We also embraced a slight tweak to the filling of our piñata this year. Through our sugaring work over the years we have dabbled in candy-making. It has expanded our maple curriculum and the children have enjoyed learning about the chemistry of candy. It also has the benefit of being almost entirely allergen-free and in our case, sourced locally. So this year, the candy in the piñata was homemade from maple syrup. It served not only as the sweet treat we have come to expect at the end of a celebration, but also as a fond reminder of what our sugaring work will bring.

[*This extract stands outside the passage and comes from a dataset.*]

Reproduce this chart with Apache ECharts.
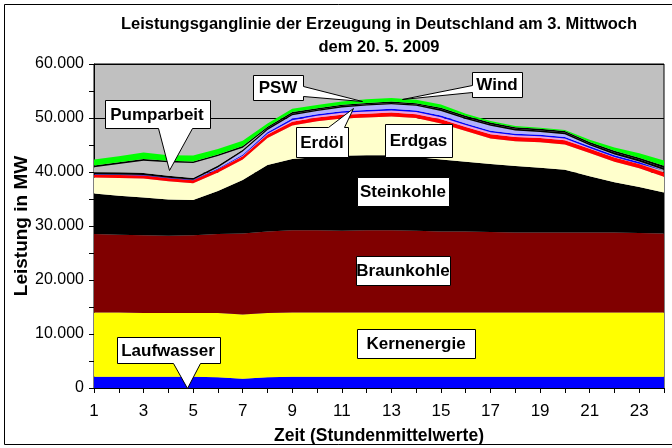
<!DOCTYPE html>
<html><head><meta charset="utf-8">
<script src="https://cdn.jsdelivr.net/npm/echarts/dist/echarts.min.js"></script>
<style>html,body{margin:0;padding:0;background:#fff}#c{width:672px;height:448px}</style>
</head><body><div id="c"></div>
<script>
// ---- data (MW) ----
const hours = ['1','2','3','4','5','6','7','8','9','10','11','12','13','14','15','16','17','18','19','20','21','22','23','24'];
const laufwasser  = [2100,2100,2100,2100,2100,2000,1700,2000,2100,2100,2100,2100,2100,2100,2100,2100,2100,2100,2100,2100,2100,2100,2100,2100];
const kernenergie = [11900,11900,11800,11800,11800,11900,11900,11900,11900,11900,11900,11900,11900,11900,11900,11900,11900,11900,11900,11900,11900,11900,11900,11900];
const braunkohle  = [14500,14400,14400,14300,14400,14600,15000,15100,15200,15200,15100,15200,15200,15100,15000,15000,14900,14800,14800,14800,14800,14800,14700,14600];
const steinkohle  = [7500,7200,7000,6700,6500,8000,9900,12300,13200,13600,13900,13900,13900,13700,13300,12900,12600,12300,12000,11600,10400,9300,8500,7600];
const erdgas      = [3000,3300,3500,3400,3100,3400,3800,5000,6200,6600,6900,7000,7200,7200,6700,5700,4700,4600,4700,4700,4300,3800,3500,2900];
const erdoel      = [500,550,550,550,550,600,600,650,700,700,700,700,700,700,750,750,800,800,800,800,800,800,800,800];
const sonstige    = [0,0,0,0,0,0,100,150,300,300,350,400,400,400,400,350,350,300,300,300,150,100,50,50];
const muell       = [100,100,100,100,100,150,200,250,300,300,300,300,300,300,300,300,300,300,300,300,300,300,300,300];
const psw         = [0,0,0,0,0,200,600,450,600,600,700,800,850,850,850,800,900,600,500,500,200,150,100,100];
const sonst1      = [350,350,350,350,350,350,300,300,300,250,250,250,250,250,300,300,300,300,300,300,300,350,350,400];
const pumparbeit  = [950,1600,2300,2500,2750,1750,400,0,0,0,0,0,0,0,0,0,0,0,0,0,0,0,0,0];
const sonst2      = [300,300,300,300,300,300,300,300,300,250,250,250,250,250,300,300,300,300,300,300,300,350,350,400];
const wind        = [1100,1100,1200,1000,1100,1000,1000,600,600,600,600,650,650,650,600,400,300,200,200,200,400,600,800,1000];

const FONT = "'Liberation Sans',Arial,sans-serif";

const layers = [
  ['Laufwasser', laufwasser, '#0000ff'],
  ['Kernenergie', kernenergie, '#ffff00'],
  ['Braunkohle', braunkohle, '#800000'],
  ['Steinkohle', steinkohle, '#000000'],
  ['Erdgas', erdgas, '#ffffcc'],
  ['Erdöl', erdoel, '#ff0000'],
  ['Sonstige', sonstige, '#f0a0e0'],
  ['Müll', muell, '#0000ff'],
  ['PSW', psw, '#b0b0ff'],
  ['Sonstige 1', sonst1, '#000000'],
  ['Pumparbeit', pumparbeit, '#c0c0c0'],
  ['Sonstige 2', sonst2, '#000000'],
  ['Wind', wind, '#00ff00']
];

const series = layers.map(([name, data, color]) => ({
  name, type: 'line', stack: 'total', data,
  symbol: 'none', showSymbol: false,
  lineStyle: { width: 0, color },
  itemStyle: { color },
  areaStyle: { color, opacity: 1 },
  emphasis: { disabled: true }
}));

function callout(points, cx, cy, text) {
  return [
    { type: 'polygon', z: 100, shape: { points: points.map(p => [p[0] + 0.5, p[1] + 0.5]) },
      style: { fill: '#ffffff', stroke: '#000000', lineWidth: 1 } },
    { type: 'text', z: 101, x: cx, y: cy,
      style: { text, fill: '#000', font: 'bold 17px ' + FONT, align: 'center', verticalAlign: 'middle', textAlign: 'center', textVerticalAlign: 'middle' } }
  ];
}
function box(x1, y1, x2, y2, text) {
  return callout([[x1,y1],[x2,y1],[x2,y2],[x1,y2]], (x1+x2)/2, (y1+y2)/2 + 1, text);
}

const graphics = [].concat(
  [{ type: 'rect', z: 0, shape: { x: 4.5, y: 4.5, width: 700, height: 440 }, style: { fill: 'none', stroke: '#000', lineWidth: 1 } }],
  callout([[105,100],[210,100],[210,128],[192,128],[169,170],[158,128],[105,128]], 157, 115, 'Pumparbeit'),
  callout([[253,75],[303,75],[303,86],[362,101],[303,96],[303,100],[253,100]], 278, 88, 'PSW'),
  callout([[472,72],[522,72],[522,97],[472,97],[472,92],[402,99],[472,85]], 497, 85, 'Wind'),
  callout([[296,127],[328,127],[353,108],[344,127],[348,127],[348,157],[296,157]], 322, 143, 'Erdöl'),
  box(385,124,452,157,'Erdgas'),
  box(357,177,449,206,'Steinkohle'),
  box(356,256,450,285,'Braunkohle'),
  box(357,329,475,358,'Kernenergie'),
  callout([[117,337],[220,337],[220,363],[200,363],[187,388],[173,363],[117,363]], 168, 351, 'Laufwasser')
);

const chart = echarts.init(document.getElementById('c'), null, { renderer: 'canvas' });
chart.setOption({
  animation: false,
  backgroundColor: '#ffffff',
  title: {
    text: 'Leistungsganglinie der Erzeugung in Deutschland am 3. Mittwoch\ndem 20. 5. 2009',
    left: 374, top: 8, textAlign: 'center',
    textStyle: { fontFamily: FONT, fontWeight: 'bold', fontSize: 16.5, lineHeight: 23, color: '#000' }
  },
  grid: { left: 94, right: 8, top: 64, bottom: 60, outerBoundsMode: 'none', containLabel: false,
    show: true, backgroundColor: '#c0c0c0', borderColor: '#000', borderWidth: 1 },
  xAxis: {
    type: 'category', data: hours, boundaryGap: false,
    name: 'Zeit (Stundenmittelwerte)', nameLocation: 'middle', nameGap: 39, nameMoveOverlap: false,
    nameTextStyle: { fontFamily: FONT, fontWeight: 'bold', fontSize: 17.5, color: '#000' },
    axisLine: { lineStyle: { color: '#000', width: 1 } },
    axisTick: { show: true, interval: 0, length: 5, lineStyle: { color: '#000' } },
    axisLabel: { interval: 1, margin: 15, fontFamily: FONT, fontSize: 17, color: '#000' },
    splitLine: { show: false }
  },
  yAxis: {
    type: 'value', min: 0, max: 60000, interval: 10000,
    name: 'Leistung in MW', nameLocation: 'middle', nameGap: 63, nameRotate: 90, nameMoveOverlap: false,
    nameTextStyle: { fontFamily: FONT, fontWeight: 'bold', fontSize: 19, color: '#000' },
    axisLine: { show: true, lineStyle: { color: '#000', width: 1 } },
    axisTick: { show: true, length: 5, lineStyle: { color: '#000' } },
    minorTick: { show: true, splitNumber: 2, length: 5, lineStyle: { color: '#000' } },
    axisLabel: { margin: 10, fontFamily: FONT, fontSize: 16, color: '#000',
      formatter: v => v === 0 ? '0' : (v / 1000).toFixed(3) },
    splitLine: { show: true, lineStyle: { color: '#000', width: 1 } }
  },
  series,
  graphic: graphics
});
</script></body></html>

While it seems that our curricular cup runneth over, we are delighted to announce the addition of a functioning Sugar Shack to the Randolph School maple sugaring program. Thanks to the help of countless people, including many parent volunteers(Keith MacLean, are your ears burning?) it is up and running and ready for when our trees wake up. This unique space will be dedicated to housing our sap production and creating a laboratory space where children and teachers can explore every nuance of the chemical and physical properties at play when we transform raw sap into that magical elixir, maple syrup. Have you ever wondered how the Barometric pressure influences the exact boiling point of water or syrup? Can you actually see or measure the trace mineral molecules that trees absorb from the soil as their sap starts rising? We've always said you can learn just about anything from maple sugaring, and with the Sugar Shack at our disposal we are better equipped than ever to make that true. It is an exciting development that was made possible by the generosity of our families, current and past, as well as donors. We are so grateful.
Huzzah!
This first week of a new year at school began and ended with slope-side gatherings. On Tuesday we came together near the bottom of our famous sledding hill to enact our delayed but no less delightful Wassailing tradition and celebrate the sugar maples’ winter rest. This time more than ever we are mindful that before we know it signs of spring will show us that the trees are emerging from dormancy and it is time for maple sugaring! While there is plenty to do between now and then to get ready for our first season in the new sugar house, the early arrival of frigid temperatures and significant snowfall in recent weeks have us geared up and energized for another set of winter opportunities Randolphians hold dear: skiing, sledding and every other way of playing with crystallized and frozen water. In this spirit, we came together at the top of the hill again at the end of the week to enjoy Slope Day, an all-school activity where kids from every group gather as buddies and enjoy the timeless tradition of having fun with slopes. In the coming weeks we won’t be gathering in this familiar way on Fridays, as Upstairs friends will be meeting at a different, bigger slope to ski and snowboard while the Downstairs Sunnies will enjoy having the whole school and campus to themselves to explore. Veteran skiers and first-time sledders alike can readily agree that rolling things down slides and launching things off ramps is thrilling! Slope day is our intentional way of reminding ourselves that even when we are occasionally on different paths we remain one interconnected community of friends and learners.